No momento o fundamental é o tema da administração, os três poderes utilizando as tecnologias de comunicação como um instrumento auxiliar. Isso está criando um tipo de organização diferente do que existia sem essas tecnologias.

E há necessidade de novas normas?

Há normas, mas as que estão em vigor são de um tempo em que não existia, por exemplo, as redes sociais, que estão permanentemente evoluindo. E o direito não pode mudar tanto como a sociedade, mas tem de adaptar-se porque há situações perigosas. Outro tema é a inclusão digital, que ocorre em todas as partes. Na Europa também há cidadãos que ainda não adentraram o território das tecnologias da informação e das comunicações. Há que se fazer ações para viabilizar isso, que também ocorre no Brasil. Nossa preocupação é dizer aos cidadãos que podem utilizar as tecnologias para se aproximar dos governos, que isso lhes traz vantagens. Enquanto estão aparecendo os fenômenos das cidades inteligentes, estamos advertindo que a construção de novos inventos precisa sempre contar com o direito. Há normas de direito que serão aprovadas mais adiante, mas também há o direito vigente que tem de ser respeitado.

O senhor faz uma comparação entre cidades inteligentes e cidades da Justiça. Como isso funciona?

Há dois fenômenos: estão construindo as cidades inteligentes, mais sãs, com menos poluição; e, ao mesmo tempo, está se produzindo no Brasil, na Europa, enfim, em todo o mundo, uma transformação da administração da Justiça. Uma transformação tal, com a tecnologia da informação, que requer mudanças, por exemplo, na estrutura dos juizados e dos tribunais, porque a utilização dessas tecnologias requer uma organização em que as funções sejam feitas de forma distinta. Se existe um juizado onde há um juiz e vários assistentes, com essas tecnologias, o gabinete tem de se organizar de forma diferente. Podem-se colocar vários juí­­zes para que os serviços comuns sejam conjuntos, não há porque um juiz ter auxiliares exclusivos se todos fazem serviços administrativos. Então isso requer uma cidade da Justiça.

Há exemplos práticos?

Na Espanha, estão construindo edifícios, onde todos os juizados estão em um mesmo lugar.

Como é essa estrutura?

Em uma parte estão juízes e magistrados, em outra, os auxiliares diretos dos magistrados e, em outra parte comum para todos eles, estão os secretários e as pessoas que ajudam a tramitar os processos.

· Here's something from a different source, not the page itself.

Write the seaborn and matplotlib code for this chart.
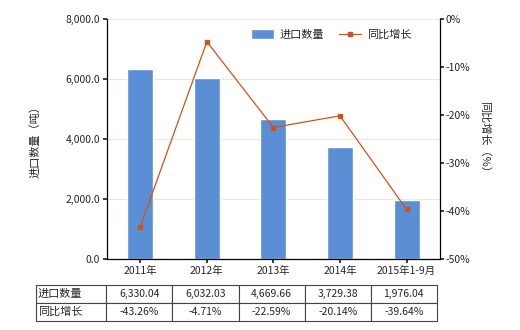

E isso torna a Justiça mais célere?

Se nas cidades inteligentes o objetivo é fazer cidades mais saudáveis, na Justiça a reforma com as tecnologias visa à eficácia. Sabemos que há uma grande lentidão com os processos que vão por papel. O problema é que não é tão fácil introduzir novidades nessas instituições que estão trabalhando com papel faz muitos anos. Há leis que propõem as mudanças, aqui no Brasil, na Europa, mas é difícil a implantação. Mudar instituições antigas, com pessoas acostumadas a outras práticas e que resistem a mudar o tipo de trabalho que fazem é difícil. Mas isso vai avançando, mesmo que lentamente.

As cidades da Justiça funcionam bem na Espanha?

Estão começando, são experiências. As leis que tratam disso têm dois ou três anos. E também há a questão dos custos, além dos problemas com as pessoas.

Como a filosofia do direito vem interpretando os fenômenos atuais, como direito eletrônico?

Há que se explicar toda complexidade dessa sociedade com a filosofia do direito. E isso inclui as tecnologias da informação. Uma discussão que há na Europa e aqui nem tanto é a mudança de currículo dos cursos de direito. Com a Declaração de Bolonha [documento sobre políticas educacionais assinado por países europeus], agora não ensinamos mais somente direito penal e civil, mas também temos que ensinar ao aluno que está se preparando para ser advogado a como como lidar com as tecnologias da informação. Eles têm que aprender a fazer seus despachos com técnicas mercantis, têm que aprender a se comunicar uns com os outros. São competências e habilidades. Um filósofo do direito estuda o direito que está nas leis e o que é realizado pelas atividades dos profissionais.

Então o senhor está mais focado à realidade contemporânea do que a estudos históricos?

Fixo-me no presente com a projeção histórica. O filósofo do direito tem de explicar ao futuro jurista que o importante é o consenso ou o acordo na sociedade, o diá­­logo entre várias opiniões. Quando se estuda a história do direito, vê-se que há várias ideias. Então, se o filósofo explicar a história, está muito bem, porque acostuma o jurista a ver que há várias mentalidades. Na profissão, há que ser respeitoso por todas elas. Por outro lado, o tema das tecnologias é necessário porque há muitos professores nas faculdades que não explicam essas coisas.